Marcia marks 50 musical years - Singer honoured as 2014 Ja Jazz and Blues begins

Published: Saturday | February 1, 2014 Comments 0
An ecstatic patron caught up in the main stage action on Thursday night as the 2014 Jamaica Jazz and Blues Festival opened at the Trelawny Multi-Purpose Stadium in Greenfield, Trelawny. - Photo by Adrain Frater/Staff Photographer
An ecstatic patron caught up in the main stage action on Thursday night as the 2014 Jamaica Jazz and Blues Festival opened at the Trelawny Multi-Purpose Stadium in Greenfield, Trelawny. - Photo by Adrain Frater/Staff Photographer
Marcia Griffiths (centre) beams after being presented with a plaque by Junior Taylor (left) as Walter Elmore applauds, at the 2014 Jamaica Jazz and Blues Festival, Multi-Purpose Stadium, Greenfield, Trelawny, on Thursday night. - Photo by Adrain Frater/Staff Photographer
Marcia Griffiths (centre) beams after being presented with a plaque by Junior Taylor (left) as Walter Elmore applauds, at the 2014 Jamaica Jazz and Blues Festival, Multi-Purpose Stadium, Greenfield, Trelawny, on Thursday night. - Photo by Adrain Frater/Staff Photographer
Marcia Griffiths (left) and Judy Mowatt. - Photo by Adrain Frater/Staff Photographer
Marcia Griffiths (left) and Judy Mowatt. - Photo by Adrain Frater/Staff Photographer
Marcia Griffiths (left) performs with Tony Gregory. - Photo by Adrain Frater/Staff Photographer
Marcia Griffiths (left) performs with Tony Gregory. - Photo by Adrain Frater/Staff Photographer

Adrian Frater, News Editor

Western Bureau:

The story of Jamaica's music was elegantly gift-wrapped and delivered with beauty, charm, and charisma as the 2014 edition of the Jamaica Jazz and Blues Festival got going in a blaze of glory at the Trelawny Multi-Purpose Stadium on Thursday night.

From the vocally compelling Christopher Martin to emerging superstar Chronixx, dazzling veteran songbird Marcia Griffiths, and the 'Dancehall Doctor', Beenie Man, who made a memorable house call as Moses Davis, it satisfied from start to finish.

While all the acts, including veteran show band Chalice, were exemplary, the night essentially belonged to the evergreen Marcia Griffiths.

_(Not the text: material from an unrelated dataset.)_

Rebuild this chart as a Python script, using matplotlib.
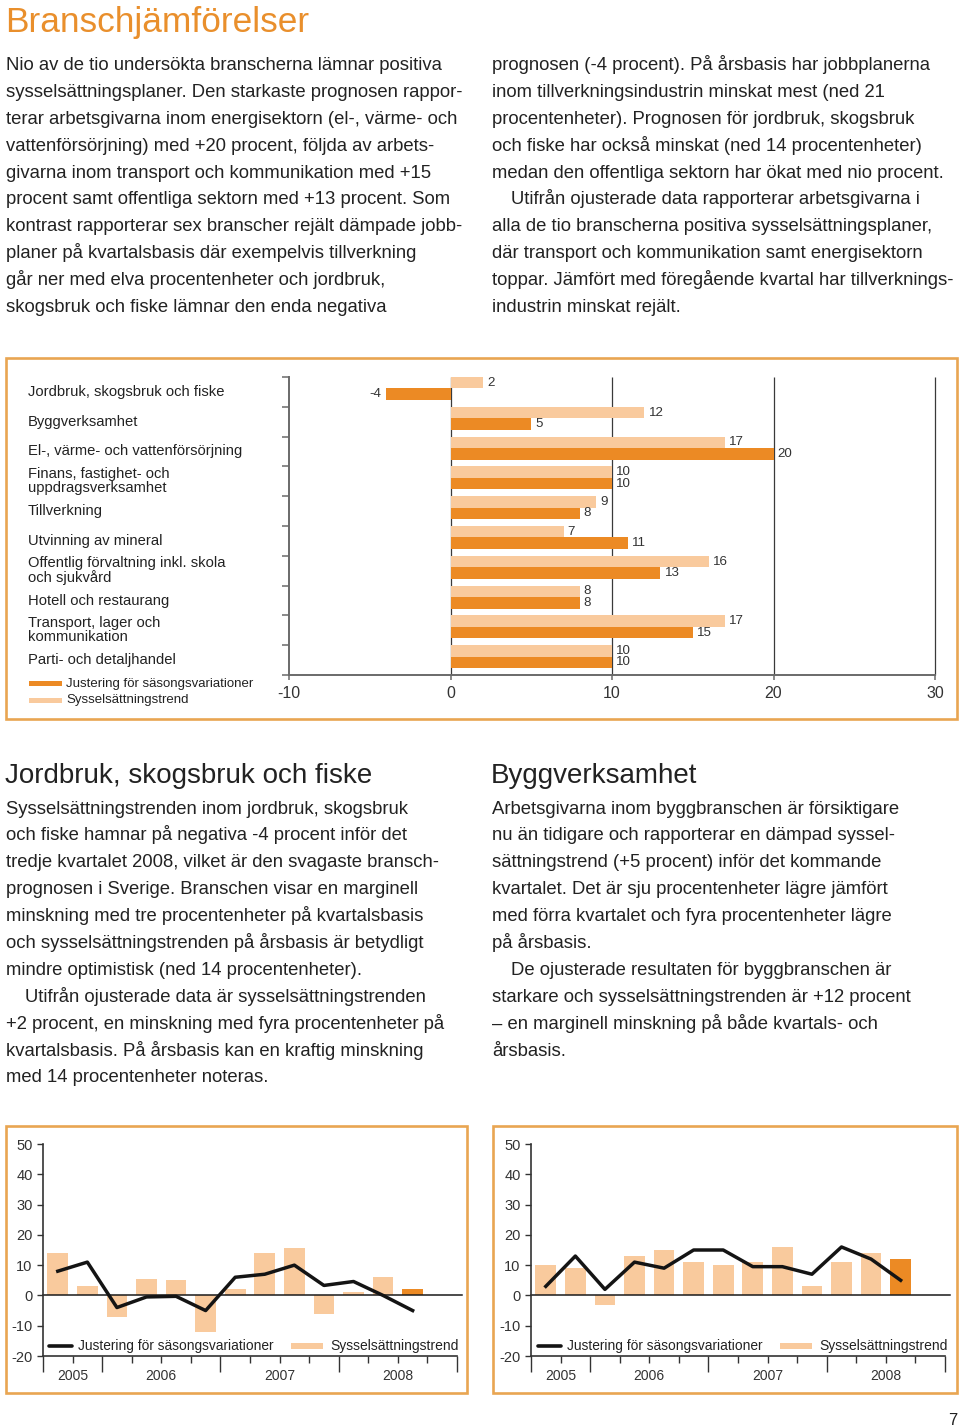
import matplotlib
matplotlib.use('Agg')
import matplotlib.pyplot as plt
from matplotlib.patches import Rectangle
from matplotlib.transforms import blended_transform_factory
import numpy as np

plt.rcParams['font.family'] = ['Liberation Sans', 'DejaVu Sans']

# ---------------- data ----------------
categories = [
    'Jordbruk, skogsbruk och fiske',
    'Byggverksamhet',
    'El-, värme- och vattenförsörjning',
    'Finans, fastighet- och\nuppdragsverksamhet',
    'Tillverkning',
    'Utvinning av mineral',
    'Offentlig förvaltning inkl. skola\noch sjukvård',
    'Hotell och restaurang',
    'Transport, lager och\nkommunikation',
    'Parti- och detaljhandel',
]
trend_values = [2, 12, 17, 10, 9, 7, 16, 8, 17, 10]        # Sysselsättningstrend
adjusted_values = [-4, 5, 20, 10, 8, 11, 13, 8, 15, 10]    # Justering för säsongsvariationer
bar_xticks = [-10, 0, 10, 20, 30]

years = ['2005', '2006', '2007', '2008']
year_quarters = [2, 4, 4, 4]
quarters = ['2005 Q3', '2005 Q4', '2006 Q1', '2006 Q2', '2006 Q3', '2006 Q4',
            '2007 Q1', '2007 Q2', '2007 Q3', '2007 Q4', '2008 Q1', '2008 Q2', '2008 Q3']
jord_trend = [14, 3, -7, 5.5, 5, -12, 2, 14, 15.5, -6, 1, 6, 2]
jord_adjusted = [8, 11, -4, -0.5, -0.3, -5, 6, 7, 10, 3.3, 4.6, 0, -5]
bygg_trend = [10, 9, -3, 13, 15, 11, 10, 11, 16, 3, 11, 14, 12]
bygg_adjusted = [3, 13, 2, 11, 9, 15, 15, 9.5, 9.5, 7, 16, 12, 5]
line_yticks = [-20, -10, 0, 10, 20, 30, 40, 50]

title = 'Branschjämförelser'
intro_left = [
    'Nio av de tio undersökta branscherna lämnar positiva',
    'sysselsättningsplaner. Den starkaste prognosen rappor-',
    'terar arbetsgivarna inom energisektorn (el-, värme- och',
    'vattenförsörjning) med +20 procent, följda av arbets-',
    'givarna inom transport och kommunikation med +15',
    'procent samt offentliga sektorn med +13 procent. Som',
    'kontrast rapporterar sex branscher rejält dämpade jobb-',
    'planer på kvartalsbasis där exempelvis tillverkning',
    'går ner med elva procentenheter och jordbruk,',
    'skogsbruk och fiske lämnar den enda negativa',
]
intro_right = [
    'prognosen (-4 procent). På årsbasis har jobbplanerna',
    'inom tillverkningsindustrin minskat mest (ned 21',
    'procentenheter). Prognosen för jordbruk, skogsbruk',
    'och fiske har också minskat (ned 14 procentenheter)',
    'medan den offentliga sektorn har ökat med nio procent.',
    'Utifrån ojusterade data rapporterar arbetsgivarna i',
    'alla de tio branscherna positiva sysselsättningsplaner,',
    'där transport och kommunikation samt energisektorn',
    'toppar. Jämfört med föregående kvartal har tillverknings-',
    'industrin minskat rejält.',
]
intro_right_indent = [5]
jord_title = 'Jordbruk, skogsbruk och fiske'
jord_lines = [
    'Sysselsättningstrenden inom jordbruk, skogsbruk',
    'och fiske hamnar på negativa -4 procent inför det',
    'tredje kvartalet 2008, vilket är den svagaste bransch-',
    'prognosen i Sverige. Branschen visar en marginell',
    'minskning med tre procentenheter på kvartalsbasis',
    'och sysselsättningstrenden på årsbasis är betydligt',
    'mindre optimistisk (ned 14 procentenheter).',
    'Utifrån ojusterade data är sysselsättningstrenden',
    '+2 procent, en minskning med fyra procentenheter på',
    'kvartalsbasis. På årsbasis kan en kraftig minskning',
    'med 14 procentenheter noteras.',
]
jord_indent = [7]
bygg_title = 'Byggverksamhet'
bygg_lines = [
    'Arbetsgivarna inom byggbranschen är försiktigare',
    'nu än tidigare och rapporterar en dämpad syssel-',
    'sättningstrend (+5 procent) inför det kommande',
    'kvartalet. Det är sju procentenheter lägre jämfört',
    'med förra kvartalet och fyra procentenheter lägre',
    'på årsbasis.',
    'De ojusterade resultaten för byggbranschen är',
    'starkare och sysselsättningstrenden är +12 procent',
    '– en marginell minskning på både kvartals- och',
    'årsbasis.',
]
bygg_indent = [6]
legend_adj = 'Justering för säsongsvariationer'
legend_trend = 'Sysselsättningstrend'

# ---------------- style ----------------
W, H = 960, 1428
LIGHT = '#F9CA9D'
DARK = '#EC8A24'
BOX = '#E9A552'
TXT = '#222222'
HEAD = '#E98F2C'
BODY_FS = 13.3

fig = plt.figure(figsize=(W / 100, H / 100), dpi=100)
page = fig.add_axes([0, 0, 1, 1])
page.set_xlim(0, W)
page.set_ylim(H, 0)
page.axis('off')


def px_axes(x0, y0, x1, y1):
    ax = fig.add_axes([x0 / W, 1 - y1 / H, (x1 - x0) / W, (y1 - y0) / H])
    ax.patch.set_visible(False)
    return ax


def body(x, y0, lines, indent=()):
    for k, line in enumerate(lines):
        page.text(x + (19 if k in indent else 0), y0 + 26.9 * k, line,
                  fontsize=BODY_FS, color=TXT, va='baseline', ha='left')


# title + intro text
page.text(5, 32, title, fontsize=25.4, color=HEAD, va='baseline', ha='left')
body(6, 70, intro_left)
body(492, 70, intro_right, intro_right_indent)

# section texts
page.text(5, 783, jord_title, fontsize=20, color=TXT, va='baseline', ha='left')
page.text(491, 783, bygg_title, fontsize=20, color=TXT, va='baseline', ha='left')
body(6, 813.5, jord_lines, jord_indent)
body(492, 813.5, bygg_lines, bygg_indent)

# boxes
for (x0, y0, x1, y1) in [(6, 358, 957, 719), (6, 1126, 467, 1393), (493, 1126, 957, 1393)]:
    page.add_patch(Rectangle((x0, y0), x1 - x0, y1 - y0, fill=False,
                             edgecolor=BOX, lw=1.9))

page.text(957, 1425, '7', fontsize=12, color=TXT, ha='right', va='baseline')

# ---------------- horizontal bar chart ----------------
ax1 = px_axes(289, 377, 935, 675)
n = len(categories)
pos = np.arange(n)
h = 0.385
ax1.barh(pos, trend_values, height=h, align='edge', color=LIGHT, zorder=2)
ax1.barh(pos + h, adjusted_values, height=h, align='edge', color=DARK, zorder=2)
ax1.set_xlim(bar_xticks[0], bar_xticks[-1])
ax1.set_ylim(n, 0)
ax1.vlines([t for t in bar_xticks if t > bar_xticks[0]], 0, n, colors='#3a3a3a',
           lw=0.9, zorder=1, clip_on=False)
for s in ['top', 'right']:
    ax1.spines[s].set_visible(False)
for s in ['left', 'bottom']:
    ax1.spines[s].set_color('#6a6a6a')
    ax1.spines[s].set_linewidth(1.4)
ax1.set_yticks(np.arange(n + 1))
ax1.set_yticklabels([])
ax1.tick_params(axis='y', direction='out', length=5, width=1.1, color='#6a6a6a')
ax1.set_xticks(bar_xticks)
ax1.set_xticklabels([str(t) for t in bar_xticks])
ax1.tick_params(axis='x', direction='out', length=3.5, width=1.1, color='#6a6a6a',
                labelsize=11.5, labelcolor='#333333', pad=4.5)

for i, (t, a) in enumerate(zip(trend_values, adjusted_values)):
    for v, yc in [(t, i + h / 2), (a, i + 1.5 * h)]:
        ax1.annotate(str(v), (v, yc), xytext=(3 if v >= 0 else -3, 0),
                     textcoords='offset points', ha='left' if v >= 0 else 'right',
                     va='center', fontsize=9.6, color='#333333')

tr = blended_transform_factory(ax1.transAxes, ax1.transData)
for i, c in enumerate(categories):
    ax1.text((28 - 289) / 646, i + 0.5, c, transform=tr, ha='left', va='center',
             fontsize=10.6, color=TXT, linespacing=1.0)

# legend of bar chart
page.add_patch(Rectangle((29, 680.5), 33, 5.5, color=DARK, lw=0))
page.add_patch(Rectangle((29, 697.5), 33, 5.5, color=LIGHT, lw=0))
page.text(66, 683.5, legend_adj, fontsize=9.5, color=TXT, va='center', ha='left')
page.text(66, 700.5, legend_trend, fontsize=9.5, color=TXT, va='center', ha='left')


# ---------------- quarterly charts ----------------
def trend_chart(box, trend, adjusted, leg_x):
    ax = px_axes(*box)
    m = len(trend)
    x = np.arange(m) + 0.5
    colors = [LIGHT] * (m - 1) + [DARK]
    ax.bar(x, trend, width=0.7, color=colors, zorder=1)
    total = sum(year_quarters)
    ax.axhline(0, color='#1a1a1a', lw=1.1, zorder=2, xmax=1.012, clip_on=False)
    ax.plot(x, adjusted, color='#141414', lw=2.5, zorder=3)
    ax.set_xlim(0, total)
    ax.set_ylim(line_yticks[0], line_yticks[-1])
    for s in ['top', 'right']:
        ax.spines[s].set_visible(False)
    for s in ['left', 'bottom']:
        ax.spines[s].set_color('#333333')
        ax.spines[s].set_linewidth(1.2)
    ax.set_yticks(line_yticks)
    ax.set_yticklabels([str(t) for t in line_yticks])
    ax.tick_params(axis='y', direction='out', length=4.5, width=1, color='#333333',
                   labelsize=10.5, labelcolor='#333333', pad=3)
    bounds = np.concatenate([[0], np.cumsum(year_quarters)])
    ax.set_xticks(bounds)
    ax.set_xticklabels([])
    ax.set_xticks([q for q in range(total + 1) if q not in bounds], minor=True)
    ax.tick_params(axis='x', which='major', direction='out', length=11.5, width=1,
                   color='#333333')
    ax.tick_params(axis='x', which='minor', direction='out', length=5, width=1,
                   color='#333333')
    for b0, b1, yr in zip(bounds[:-1], bounds[1:], years):
        ax.annotate(yr, ((b0 + b1) / 2, line_yticks[0]), xytext=(0, -14.5),
                    textcoords='offset points', ha='center', va='center',
                    fontsize=10, color='#333333')
    # legend
    lx = leg_x
    page.plot([lx, lx + 23], [1346, 1346], color='#141414', lw=2.6,
              solid_capstyle='round')
    page.text(lx + 29, 1346, legend_adj, fontsize=9.9, color=TXT, va='center', ha='left')
    page.add_patch(Rectangle((lx + 242, 1343), 32, 6, color=LIGHT, lw=0))
    page.text(lx + 281, 1346, legend_trend, fontsize=10, color=TXT, va='center',
              ha='left')
    return ax


trend_chart((43, 1144, 457, 1356), jord_trend, jord_adjusted, 49)
trend_chart((531, 1144, 945, 1356), bygg_trend, bygg_adjusted, 538)

fig.savefig('out.png', dpi=100)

She was supported by Nadine Sutherland, Tony Gregory, Daville, Tony Rebel, legendary songwriter-performer Bob Andy, Judy Mowatt, and dub poet Cherry Natural.

Griffith's set

After being introduced by a Cherry Natural poem chronicling her longevity, Griffiths, who is celebrating 50 years in music, hit centrestage with the clock closing in on midnight. With the 809 Band in good nick, Griffiths opened her set regally with Shining Time.

With the spotlight settling on her black and white dress, it was fun and frolic as Marcia glided around the stage, wrapping her golden voice around Give Love A Try, Feel Like Dancing, and Dreamland, which had the audience joining in like a well-schooled choir.

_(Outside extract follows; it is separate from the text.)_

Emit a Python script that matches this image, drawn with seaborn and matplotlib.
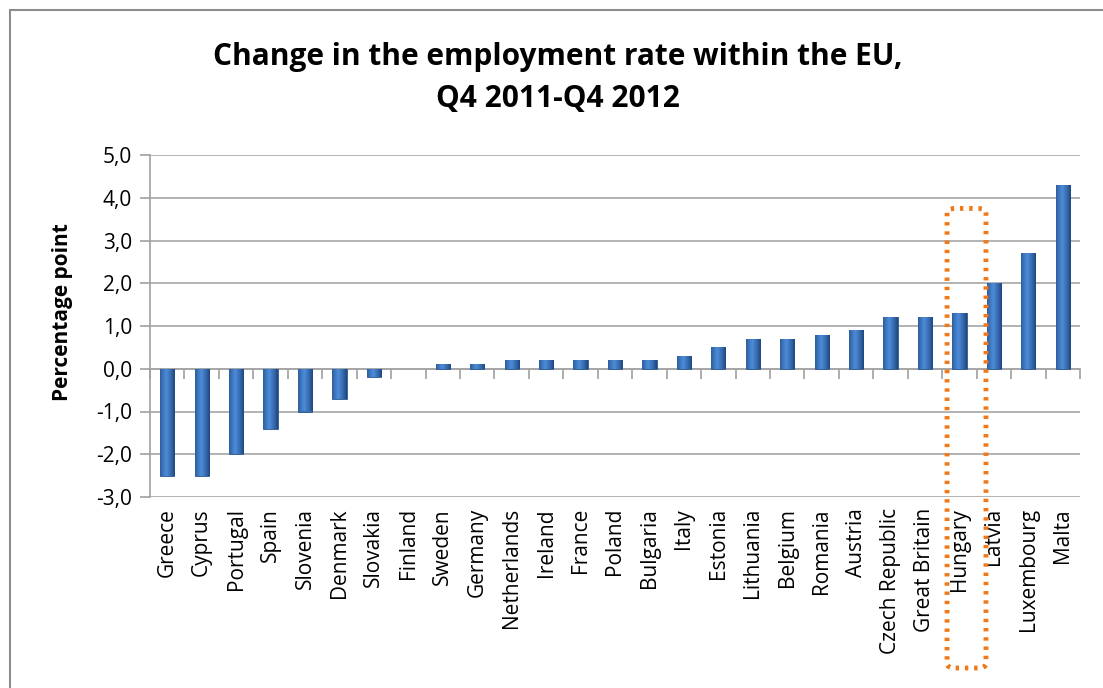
import matplotlib
matplotlib.use("Agg")
import matplotlib.pyplot as plt
import seaborn as sns
import numpy as np
import pandas as pd
from matplotlib.patches import FancyBboxPatch, Rectangle
from matplotlib.ticker import FuncFormatter, FixedLocator

countries = ["Greece", "Cyprus", "Portugal", "Spain", "Slovenia", "Denmark", "Slovakia",
             "Finland", "Sweden", "Germany", "Netherlands", "Ireland", "France", "Poland",
             "Bulgaria", "Italy", "Estonia", "Lithuania", "Belgium", "Romania", "Austria",
             "Czech Republic", "Great Britain", "Hungary", "Latvia", "Luxembourg", "Malta"]
changes = [-2.5, -2.5, -2.0, -1.4, -1.0, -0.7, -0.2,
           0.0, 0.1, 0.1, 0.2, 0.2, 0.2, 0.2,
           0.2, 0.3, 0.5, 0.7, 0.7, 0.8, 0.9,
           1.2, 1.2, 1.3, 2.0, 2.7, 4.3]
y_ticks = [-3, -2, -1, 0, 1, 2, 3, 4, 5]
highlight = "Hungary"
title = "Change in the employment rate within the EU,\nQ4 2011-Q4 2012"
ylabel = "Percentage point"

df = pd.DataFrame({"country": countries, "change": changes})

sns.set_theme(style="white")
plt.rcParams["font.family"] = ["Open Sans", "DejaVu Sans"]
plt.rcParams["text.color"] = "black"
plt.rcParams["axes.labelcolor"] = "black"

fig = plt.figure(figsize=(11.03, 6.88), dpi=100)
ax = fig.add_axes([150 / 1103, 1 - 497 / 688, 930 / 1103, 342 / 688])

sns.barplot(data=df, x="country", y="change", color="#3a6fb3", width=0.41,
            ax=ax, saturation=1, edgecolor="#2b5a93", linewidth=0.6, zorder=3)

# gradient shading for the bars
grad = np.linspace(0, 1, 64)
prof = 1 - np.abs(grad - 0.42) * 1.9
prof = np.clip(prof, 0, 1) ** 0.8
dark = np.array([0.13, 0.29, 0.52])
light = np.array([0.30, 0.55, 0.85])
img = dark[None, :] + (light - dark)[None, :] * prof[:, None]
img = img[None, :, :]
for p in ax.patches:
    x0, y0 = p.get_x(), p.get_y()
    w, h = p.get_width(), p.get_height()
    if abs(h) < 1e-9:
        p.set_edgecolor("none")
        continue
    im = ax.imshow(img, extent=[x0, x0 + w, min(y0, y0 + h), max(y0, y0 + h)],
                   aspect="auto", zorder=4, interpolation="bilinear")
    im.set_clip_path(p)

ax.set_ylim(-3, 5)
ax.set_xlim(-0.5, len(countries) - 0.5)
ax.yaxis.set_major_locator(FixedLocator(y_ticks))
ax.yaxis.set_major_formatter(FuncFormatter(lambda v, pos: f"{v:.1f}".replace(".", ",")))
ax.grid(axis="y", color="#a6a6a6", linewidth=1.2, zorder=0)
ax.set_axisbelow(True)
for s in ["top", "right", "bottom"]:
    ax.spines[s].set_visible(False)
ax.spines["left"].set_color("#a0a0a0")
ax.spines["left"].set_linewidth(1.2)
ax.tick_params(axis="y", which="major", direction="out", length=7, width=1.2,
               color="#a0a0a0", labelsize=15, labelcolor="black", pad=6, left=True)
ax.tick_params(axis="x", which="major", length=0, labelsize=15, labelcolor="black", pad=8)
for lbl in ax.get_xticklabels():
    lbl.set_rotation(90)
ax.set_xlabel("")
ax.set_ylabel(ylabel, fontsize=15, fontweight="bold")
ax.yaxis.set_label_coords(-0.083, 0.54)

# zero axis with category boundary ticks
sec = ax.secondary_xaxis(3 / 8)
sec.set_xticks(np.arange(len(countries) + 1) - 0.5)
sec.set_xticklabels([])
sec.tick_params(direction="out", length=7, width=1.2, color="#a0a0a0")
sec.spines["bottom"].set_color("#a0a0a0")
sec.spines["bottom"].set_linewidth(1.2)
for s in ["top", "left", "right"]:
    sec.spines[s].set_visible(False)

# highlight box around Hungary
hi = countries.index(highlight)
box = FancyBboxPatch((hi - 0.36, -7.0), 1.13, 10.75,
                     boxstyle="round,pad=0,rounding_size=0.25",
                     mutation_aspect=1 / 2.5,
                     fill=False, edgecolor="#f07818", linewidth=3.5,
                     linestyle=(0, (0.7, 1.2)), clip_on=False, zorder=6)
ax.add_patch(box)

fig.text(558 / 1103, 1 - 78 / 688, title, ha="center", va="center",
         fontsize=21.5, fontweight="bold", linespacing=1.5, color="black")

# outer chart frame
fig.patches.append(Rectangle((10 / 1103, -0.1), 1.2, 1 - 10 / 688 + 0.1,
                             transform=fig.transFigure, fill=False,
                             edgecolor="#8c8c8c", linewidth=1.5))

fig.savefig("out.png", dpi=100)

Those who remained seated were eventually forced to vacate their chairs for Electric Boogie, strangers forming spontaneous 'boogie trains'.

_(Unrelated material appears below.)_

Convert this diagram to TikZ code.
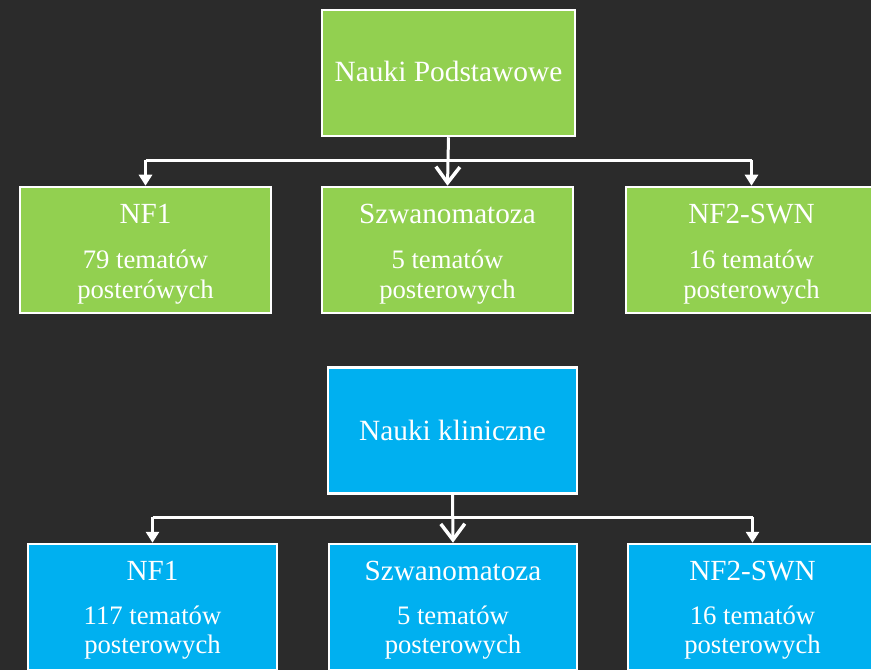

After adding more musical delight with I Shall Sing, Closer To You, and Remember The Days, in which she showed crisp deejaying qualities, Griffiths made way temporarily for Nadine Sutherland, the first of her guests. Sutherland quickly made her presence felt, masterfully delivering Griffiths' hits, including Truly.

Griffiths, who changed outfits while Sutherland was paying her tribute, returned clad in a gold dress, along with Tony Gregory. Together, they took the house down with You are Mine before Gregory kept the tempo at a peak with Gypsy Girl.

Daville joined Griffiths for All My Life and Tony Rebel followed, gelling sweetly with Griffiths on Land of Love and Fire Burning.

Historic moment

It was a historic moment when Bob Andy joined Griffiths and they rolled the clock back to the 1960s. With a video of them performing together in the big-heeled shoes and Afros on the backdrop screen, they effortlessly dazzled with classics We Belong and the lyrically militant Young, Gifted and Black.

Griffiths, who was presented with a plaque for service to music by the festival's organisers, went nostalgic when her I-Threes colleague, Judy Mowatt, joined her on stage. Together, they delved into Bob Marley's catalogue, delighting with No Woman No Cry, Buffalo Soldier, Iron Lion Zion, Could You Be Loved, and Exodus. For the last, guests who had performed earlier returned to put a lid on Griffiths' excellent set.